* _PROMPT_: In the entries below, find the line containing "Rebuild this chart as a Python" and the line containing "sample_minutes = list(range(0, 301, 3))". Copy those two lines and everything between them exactly, without the pictures.

* _DATASET CONTENT_:

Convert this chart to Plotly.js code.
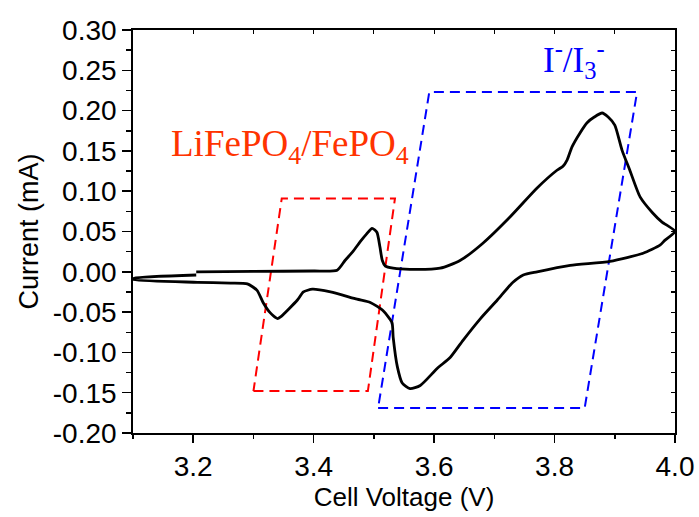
<!DOCTYPE html>
<html>
<head>
<meta charset="utf-8">
<script src="https://cdn.plot.ly/plotly-3.0.1.min.js"></script>
<style>html,body{margin:0;padding:0;background:#fff;}#chart{width:699px;height:517px;}</style>
</head>
<body>
<div id="chart"></div>
<script>
// Cyclic voltammogram (Cell Voltage in V, Current in mA)
const cvVoltage = [
  3.205, 3.300, 3.400, 3.439, 3.452, 3.465, 3.477, 3.488, 3.497, 3.505, 3.510, 3.514, 3.519, 3.532, 3.560,
  3.610, 3.643, 3.681, 3.726, 3.771, 3.804, 3.814, 3.821, 3.829, 3.842, 3.854, 3.866, 3.879, 3.889, 3.900,
  3.912, 3.925, 3.942, 3.963, 3.978, 4.000,
  3.983, 3.975, 3.947, 3.892, 3.826, 3.771, 3.748, 3.731, 3.705, 3.677, 3.648, 3.627, 3.605, 3.577, 3.560,
  3.547, 3.539, 3.532, 3.530, 3.515, 3.494, 3.472, 3.428, 3.398, 3.383, 3.373, 3.345, 3.340, 3.328, 3.316,
  3.306, 3.290, 3.262, 3.207, 3.100,
  3.100, 3.205
];
const cvCurrent = [
  0.000, 0.0005, 0.001, 0.002, 0.014, 0.025, 0.037, 0.047, 0.054, 0.049, 0.031, 0.014, 0.007, 0.0045, 0.003,
  0.0045, 0.014, 0.0355, 0.068, 0.104, 0.126, 0.131, 0.139, 0.155, 0.172, 0.185, 0.192, 0.197, 0.192, 0.182,
  0.151, 0.126, 0.093, 0.073, 0.062, 0.050,
  0.039, 0.033, 0.023, 0.013, 0.008, 0.000, -0.004, -0.013, -0.035, -0.058, -0.085, -0.106, -0.120, -0.141, -0.145,
  -0.138, -0.118, -0.081, -0.063, -0.048, -0.038, -0.034, -0.025, -0.0216, -0.025, -0.035, -0.056, -0.058, -0.051, -0.038,
  -0.023, -0.015, -0.014, -0.013, -0.0096,
  -0.0083, -0.004
];
// LiFePO4/FePO4 region (dashed red parallelogram)
const lfpBoxVoltage = [3.300, 3.490, 3.535, 3.347, 3.300];
const lfpBoxCurrent = [-0.148, -0.148, 0.091, 0.091, -0.148];
// I-/I3- region (dashed blue parallelogram)
const iodBoxVoltage = [3.507, 3.850, 3.937, 3.592, 3.507];
const iodBoxCurrent = [-0.169, -0.169, 0.223, 0.223, -0.169];
// Axis ticks
const xTickVals = [3.2, 3.4, 3.6, 3.8, 4.0];
const xTickText = ['3.2', '3.4', '3.6', '3.8', '4.0'];
const yTickVals = [0.30, 0.25, 0.20, 0.15, 0.10, 0.05, 0.00, -0.05, -0.10, -0.15, -0.20];
const yTickText = ['0.30', '0.25', '0.20', '0.15', '0.10', '0.05', '0.00', '-0.05', '-0.10', '-0.15', '-0.20'];

const sans = 'Liberation Sans, Arial, sans-serif';
const serif = 'Liberation Serif, Times New Roman, serif';

const traces = [
  {x: lfpBoxVoltage, y: lfpBoxCurrent, mode: 'lines', line: {color: '#ff0000', width: 2, dash: '10px,6px'}, hoverinfo: 'skip', showlegend: false},
  {x: iodBoxVoltage, y: iodBoxCurrent, mode: 'lines', line: {color: '#0000ff', width: 2, dash: '10px,6px'}, hoverinfo: 'skip', showlegend: false},
  {x: cvVoltage, y: cvCurrent, mode: 'lines', line: {color: '#000000', width: 2.8, shape: 'spline', smoothing: 0.6}, showlegend: false},
  {x: cvVoltage, y: cvCurrent, xaxis: 'x2', yaxis: 'y2', mode: 'lines', opacity: 0, line: {width: 0}, hoverinfo: 'skip', showlegend: false}
];

const layout = {
  width: 699, height: 517,
  margin: {l: 133, r: 24, t: 30, b: 84, pad: 0},
  paper_bgcolor: '#ffffff', plot_bgcolor: '#ffffff',
  font: {family: sans, color: '#000000', size: 28},
  xaxis: {
    range: [3.1, 4.0], tickmode: 'array', tickvals: xTickVals, ticktext: xTickText,
    ticks: 'outside', ticklen: 8, tickwidth: 1.5, tickcolor: '#000',
    minor: {ticks: 'outside', ticklen: 4, tickwidth: 1.5, tickcolor: '#000', dtick: 0.1, tick0: 3.1},
    showline: true, linewidth: 1.8, linecolor: '#000', showgrid: false, zeroline: false,
    tickfont: {family: sans, size: 28, color: '#000'},
    title: {text: 'Cell Voltage (V)', font: {family: sans, size: 26, color: '#000'}, standoff: 6}
  },
  yaxis: {
    range: [-0.2, 0.3], tickmode: 'array', tickvals: yTickVals, ticktext: yTickText,
    ticks: 'outside', ticklen: 9, tickwidth: 1.5, tickcolor: '#000',
    minor: {ticks: 'outside', ticklen: 5, tickwidth: 1.5, tickcolor: '#000', dtick: 0.025, tick0: 0},
    showline: true, linewidth: 1.8, linecolor: '#000', showgrid: false, zeroline: false,
    tickfont: {family: sans, size: 28, color: '#000'},
    title: {text: 'Current (mA)', font: {family: sans, size: 27, color: '#000'}, standoff: 6}
  },
  xaxis2: {
    overlaying: 'x', side: 'top', anchor: 'y2', range: [3.1, 4.0], dtick: 0.1, tick0: 3.1,
    ticks: 'inside', ticklen: 4, tickwidth: 1.2, tickcolor: '#000', showticklabels: false,
    showline: true, linewidth: 1.8, linecolor: '#000', showgrid: false, zeroline: false
  },
  yaxis2: {
    overlaying: 'y', side: 'right', anchor: 'x2', range: [-0.2, 0.3], dtick: 0.025, tick0: 0,
    ticks: 'inside', ticklen: 4, tickwidth: 1.2, tickcolor: '#000', showticklabels: false,
    showline: true, linewidth: 1.8, linecolor: '#000', showgrid: false, zeroline: false
  },
  annotations: [
    {text: 'LiFePO<sub>4</sub>/FePO<sub>4</sub>', x: 3.361, y: 0.156, xref: 'x', yref: 'y', showarrow: false,
     font: {family: serif, size: 37, color: '#ff3300'}},
    {text: 'I<sup>-</sup>/I<sub>3</sub><sup>-</sup>', x: 3.833, y: 0.263, xref: 'x', yref: 'y', showarrow: false,
     font: {family: serif, size: 35, color: '#0000ff'}}
  ]
};

Plotly.newPlot('chart', traces, layout, {staticPlot: true, displayModeBar: false});
</script>
</body>
</html>
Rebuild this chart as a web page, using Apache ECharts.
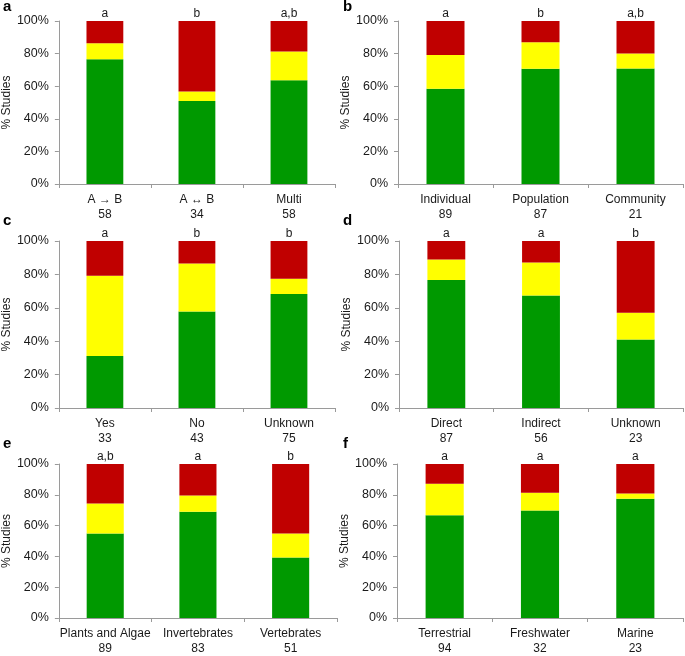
<!DOCTYPE html>
<html>
<head>
<meta charset="utf-8">
<script src="https://cdn.jsdelivr.net/npm/echarts@6/dist/echarts.min.js"></script>
<style>
  html, body { margin: 0; padding: 0; background: #fff; }
  #chart { width: 685px; height: 656px; }
</style>
</head>
<body>
<div id="chart"></div>
<script>
// one entry per panel, a..f
const panelTags = ['a', 'b', 'c', 'd', 'e', 'f'];
const categories = [
  ['A \u2192 B', 'A \u2194 B', 'Multi'],
  ['Individual', 'Population', 'Community'],
  ['Yes', 'No', 'Unknown'],
  ['Direct', 'Indirect', 'Unknown'],
  ['Plants and Algae', 'Invertebrates', 'Vertebrates'],
  ['Terrestrial', 'Freshwater', 'Marine'],
];
const counts = [
  [58, 34, 58],
  [89, 87, 21],
  [33, 43, 75],
  [87, 56, 23],
  [89, 83, 51],
  [94, 32, 23],
];
const letters = [
  ['a', 'b', 'a,b'],
  ['a', 'b', 'a,b'],
  ['a', 'b', 'b'],
  ['a', 'a', 'b'],
  ['a,b', 'a', 'b'],
  ['a', 'a', 'a'],
];
// % of studies in each class (segments, bottom to top)
const greenVals = [
  [76.6, 50.9, 63.7],
  [58.4, 70.7, 70.9],
  [31.1, 57.8, 68.3],
  [76.6, 67.3, 41.0],
  [54.9, 69.0, 39.3],
  [66.7, 69.8, 77.4],
];
const yellowVals = [
  [9.8, 5.8, 17.6],
  [20.7, 16.2, 9.2],
  [48.1, 28.7, 9.1],
  [12.3, 19.8, 16.0],
  [19.5, 10.6, 15.5],
  [20.4, 11.6, 3.4],
];
const redVals = [
  [13.6, 43.3, 18.7],
  [20.9, 13.1, 19.9],
  [20.8, 13.5, 22.6],
  [11.1, 12.9, 43.0],
  [25.6, 20.4, 45.2],
  [12.9, 18.6, 19.2],
];

const grids = [
  { left: 55, top: 21, width: 280, height: 163 },
  { left: 398, top: 21, width: 285, height: 163 },
  { left: 55, top: 241, width: 280, height: 167 },
  { left: 399, top: 241, width: 284, height: 167 },
  { left: 58, top: 464, width: 279, height: 157 },
  { left: 397, top: 464, width: 286, height: 157 },
];
const tagPos = [[3, 7], [343, 7], [3, 221], [343, 221], [3, 444], [343, 444]];

const font = 'Liberation Sans, Arial, sans-serif';
const textColor = '#1a1a1a';
const axisColor = '#9a9a9a';

const xAxis = [];
const yAxis = [];
const series = [];
const graphic = [];

grids.forEach((g, i) => {
  xAxis.push({
    type: 'category',
    gridIndex: i,
    data: categories[i].map((c, j) => c + '\n' + counts[i][j]),
    axisLine: { lineStyle: { color: axisColor, width: 1 } },
    axisTick: { show: true, length: 4, lineStyle: { color: axisColor } },
    axisLabel: {
      color: textColor,
      fontFamily: font,
      fontSize: 12,
      lineHeight: 15,
      margin: 8,
      interval: 0,
    },
  });
  yAxis.push({
    type: 'value',
    gridIndex: i,
    min: 0,
    max: 100,
    interval: 20,
    name: '% Studies',
    nameLocation: 'middle',
    nameGap: 38,
    nameTextStyle: { color: textColor, fontFamily: font, fontSize: 12 },
    axisLine: { show: true, lineStyle: { color: axisColor, width: 1 } },
    axisTick: { show: true, length: 4, lineStyle: { color: axisColor } },
    splitLine: { show: false },
    axisLabel: {
      color: textColor,
      fontFamily: font,
      fontSize: 12.5,
      margin: 10,
      formatter: '{value}%',
    },
  });
  const common = {
    type: 'bar',
    xAxisIndex: i,
    yAxisIndex: i,
    stack: 'p' + i,
    barWidth: '40%',
    animation: false,
  };
  series.push({ ...common, name: 'green', data: greenVals[i], itemStyle: { color: '#009900' } });
  series.push({ ...common, name: 'yellow', data: yellowVals[i], itemStyle: { color: '#ffff00' } });
  series.push({
    ...common,
    name: 'red',
    data: redVals[i],
    itemStyle: { color: '#c00000' },
    label: {
      show: true,
      position: 'top',
      distance: 1,
      color: textColor,
      fontFamily: font,
      fontSize: 12,
      formatter: (p) => letters[i][p.dataIndex],
    },
  });
  graphic.push({
    type: 'text',
    x: tagPos[i][0],
    y: tagPos[i][1],
    style: {
      text: panelTags[i],
      font: 'bold 15px ' + font,
      fill: '#000',
      verticalAlign: 'middle',
    },
  });
});

const chart = echarts.init(document.getElementById('chart'));
chart.setOption({
  backgroundColor: '#fff',
  animation: false,
  grid: grids,
  xAxis,
  yAxis,
  series,
  graphic,
});
</script>
</body>
</html>
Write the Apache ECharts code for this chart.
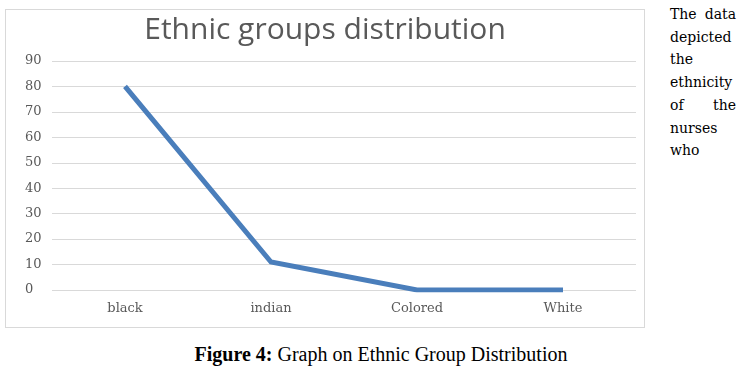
<!DOCTYPE html>
<html>
<head>
<meta charset="utf-8">
<script src="https://cdn.jsdelivr.net/npm/echarts@6/dist/echarts.min.js"></script>
<style>
    body { margin: 0; background: #fff; width: 747px; height: 378px; position: relative; overflow: hidden; }
    #chart { position: absolute; left: 5px; top: 9px; width: 640px; height: 319px; border: 1px solid #d9d9d9; box-sizing: border-box; }
    #side { position: absolute; left: 670px; top: 3px; width: 66px; font-family: "DejaVu Serif", serif; font-size: 14px; line-height: 22.7px; text-align: justify; color: #000; }
    #caption { position: absolute; left: 0; width: 762px; top: 343px; text-align: center; font-family: "Liberation Serif", serif; font-size: 20px; color: #000; }
</style>
</head>
<body>
<div id="chart"></div>
<div id="side">The data depicted the ethnicity of the nurses who</div>
<div id="caption"><b>Figure 4:</b> Graph on Ethnic Group Distribution</div>
<script>
var titleText = 'Ethnic groups distribution';
var categories = ['black', 'indian', 'Colored', 'White'];
var values = [80, 11, 0, 0];
var yMin = 0, yMax = 90, yStep = 10;

var myChart = echarts.init(document.getElementById('chart'));
var option = {
    animation: false,
    title: {
        text: titleText,
        left: 'center',
        top: 0,
        textStyle: {
            fontFamily: 'Open Sans',
            fontWeight: 'normal',
            fontSize: 30,
            color: '#595959'
        }
    },
    grid: {
        left: 46,
        right: 8,
        top: 51,
        bottom: 37
    },
    xAxis: {
        type: 'category',
        data: categories,
        boundaryGap: true,
        axisLine: { show: false },
        axisTick: { show: false },
        axisLabel: {
            margin: 12,
            fontFamily: 'DejaVu Serif',
            fontSize: 13,
            color: '#595959'
        }
    },
    yAxis: {
        type: 'value',
        min: yMin,
        max: yMax,
        interval: yStep,
        axisLine: { show: false },
        axisTick: { show: false },
        axisLabel: {
            align: 'left',
            margin: 27,
            fontFamily: 'DejaVu Serif',
            fontSize: 13,
            color: '#595959'
        },
        splitLine: {
            lineStyle: { color: '#d9d9d9', width: 1 }
        }
    },
    series: [{
        type: 'line',
        data: values,
        symbol: 'none',
        lineStyle: { color: '#4a7ebb', width: 5, cap: 'butt', join: 'miter' }
    }]
};
myChart.setOption(option, true);
</script>
</body>
</html>
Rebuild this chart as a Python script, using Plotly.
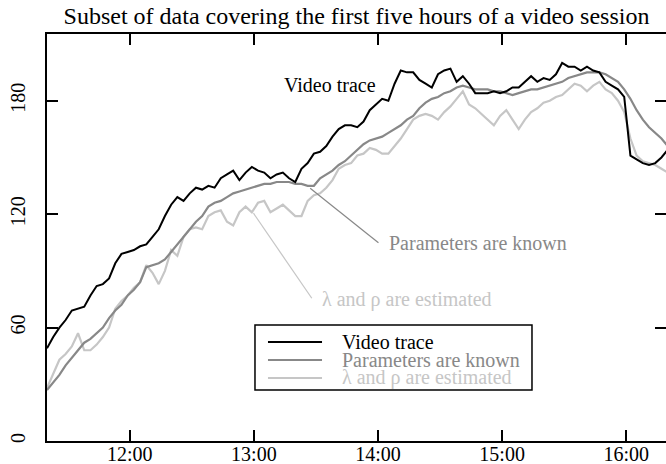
import pandas as pd
import plotly.graph_objects as go

# ---------------- data ----------------
session_start = "2000-01-01 11:20"
sample_minutes = list(range(0, 301, 3))  # minutes after 11:20

video_trace = [49, 55, 60, 64, 69, 70, 71, 77, 82, 83,
               86, 94, 99, 100, 101, 103, 104, 108, 112, 119,
               125, 129, 127, 131, 134, 133, 135, 134, 139, 141,
               143, 138, 142, 145, 143, 142, 139, 141, 142, 139,
               137, 144, 147, 152, 153, 156, 161, 165, 167, 167,
               166, 169, 175, 178, 181, 180, 189, 196, 195, 195,
               191, 189, 187, 194, 196, 197, 190, 193, 189, 184,
               184, 184, 185, 184, 185, 187, 187, 190, 193, 190,
               192, 191, 194, 200, 198, 198, 196, 198, 196, 195,
               190, 188, 186, 182, 151, 149, 147, 146, 147, 150,
               154]

params_known = [27, 31, 35, 40, 44, 48, 52, 54, 57, 60,
                65, 69, 72, 77, 80, 84, 92, 93, 94, 96,
                100, 104, 108, 112, 116, 119, 124, 126, 127, 129,
                131, 132, 133, 134, 135, 136, 136, 137, 137, 137,
                136, 136, 135, 135, 139, 141, 143, 146, 148, 151,
                154, 157, 159, 160, 161, 163, 165, 167, 170, 172,
                176, 179, 181, 182, 184, 185, 187, 188, 187, 186,
                186, 186, 185, 185, 184, 183, 184, 185, 186, 186,
                187, 188, 189, 190, 192, 193, 194, 195, 195, 195,
                194, 192, 190, 186, 181, 175, 170, 166, 163, 160,
                156]

params_estimated = [28, 36, 43, 46, 50, 57, 48, 48, 51, 55,
                    60, 70, 74, 77, 81, 84, 93, 89, 83, 90,
                    101, 98, 108, 112, 113, 112, 119, 121, 122, 116,
                    114, 121, 124, 121, 126, 127, 121, 123, 125, 122,
                    119, 119, 127, 130, 131, 134, 138, 144, 146, 147,
                    151, 152, 155, 154, 152, 152, 156, 160, 165, 170,
                    172, 173, 172, 170, 174, 177, 181, 185, 178, 176,
                    173, 170, 167, 172, 175, 170, 165, 170, 174, 176,
                    179, 180, 182, 183, 186, 189, 188, 185, 188, 190,
                    186, 184, 180, 174, 160, 151, 148, 147, 146, 144,
                    142]

series_names = ["Video trace", "Parameters are known", "λ and ρ are estimated"]
hour_ticks = ["12:00", "13:00", "14:00", "15:00", "16:00"]
y_ticks = [0, 60, 120, 180]

# ---------------- helpers ----------------
t0 = pd.Timestamp(session_start)


def tm(m):
    return t0 + pd.Timedelta(minutes=m)


times = [tm(m) for m in sample_minutes]
tick_times = [pd.Timestamp("2000-01-01 " + h) for h in hour_ticks]

FONT = "Liberation Serif, Times New Roman, serif"
BLACK = "#000000"
DARK = "#888888"
LIGHT = "#c6c6c6"
colors = [BLACK, DARK, LIGHT]

fig = go.Figure()
fig.add_trace(go.Scatter(x=times, y=params_estimated, mode="lines",
                         line=dict(color=LIGHT, width=2.2), name=series_names[2],
                         showlegend=False))
fig.add_trace(go.Scatter(x=times, y=params_known, mode="lines",
                         line=dict(color=DARK, width=2.2), name=series_names[1],
                         showlegend=False))
fig.add_trace(go.Scatter(x=times, y=video_trace, mode="lines",
                         line=dict(color=BLACK, width=2), name=series_names[0],
                         showlegend=False))

axis_common = dict(showline=True, linecolor="black", linewidth=1.5, mirror="ticks",
                   ticks="inside", ticklen=11, tickwidth=1.5, tickcolor="black",
                   showgrid=False, zeroline=False, automargin=False,
                   tickfont=dict(family=FONT, size=20, color="black"))

fig.update_layout(
    width=666, height=464,
    margin=dict(l=47, r=0, t=34, b=23),
    paper_bgcolor="white", plot_bgcolor="white",
    font=dict(family=FONT, size=20, color="black"),
    title=dict(text="Subset of data covering the first five hours of a video session",
               x=0.5, xref="paper", xanchor="center",
               y=1 - 16 / 464, yref="container", yanchor="middle",
               font=dict(family=FONT, size=24, color="black")),
    xaxis=dict(type="date", range=[tm(0), tm(299.2)],
               tickvals=tick_times, ticktext=hour_ticks,
               ticklabelstandoff=-6, **axis_common),
    yaxis=dict(range=[0, 215.3], tickvals=y_ticks, ticktext=[str(v) for v in y_ticks],
               tickangle=-90, ticklabelstandoff=12, **axis_common),
    showlegend=False,
)

# ---------------- legend box (boxed key, as in the reference) ----------------
fig.add_shape(type="rect", xref="paper", yref="paper", x0=0.336, x1=0.7835, y0=0.1253, y1=0.285,
              fillcolor="white", line=dict(color="black", width=1.5), layer="above")
legend_rows = [0.2432, 0.199, 0.1548]
for name, col, yy in zip(series_names, colors, legend_rows):
    fig.add_shape(type="line", xref="paper", yref="paper", x0=0.357, x1=0.4443, y0=yy, y1=yy,
                  line=dict(color=col, width=2), layer="above")
    fig.add_annotation(xref="paper", yref="paper", x=0.4733, y=yy, text=name,
                       xanchor="left", yanchor="middle", showarrow=False,
                       font=dict(family=FONT, size=20, color=col))

# ---------------- text labels ----------------
fig.add_annotation(x=tm(136.9), y=188.3, text="Video trace", showarrow=False,
                   font=dict(family=FONT, size=20, color=BLACK))
fig.add_annotation(x=tm(208.4), y=104.8, text="Parameters are known", showarrow=False,
                   font=dict(family=FONT, size=20, color=DARK))
fig.add_annotation(x=tm(173.8), y=74.6, text="λ and ρ are estimated", showarrow=False,
                   font=dict(family=FONT, size=20, color=LIGHT))

# leader lines
fig.add_shape(type="line", xref="x", yref="y", x0=tm(127.2), y0=133.7, x1=tm(160.2), y1=104.9,
              line=dict(color=DARK, width=1.2))
fig.add_shape(type="line", xref="x", yref="y", x0=tm(99.8), y0=120.5, x1=tm(128.0), y1=75.5,
              line=dict(color=LIGHT, width=1.2))

fig.write_html("out.html", config={"displayModeBar": False},
               post_script="document.body.style.margin='0px';")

* _SOLUTION TO THIS TASK_:
Rebuild this chart as a Python script, using Plotly.
import pandas as pd
import plotly.graph_objects as go

# ---------------- data ----------------
session_start = "2000-01-01 11:20"
sample_minutes = list(range(0, 301, 3))  # minutes after 11:20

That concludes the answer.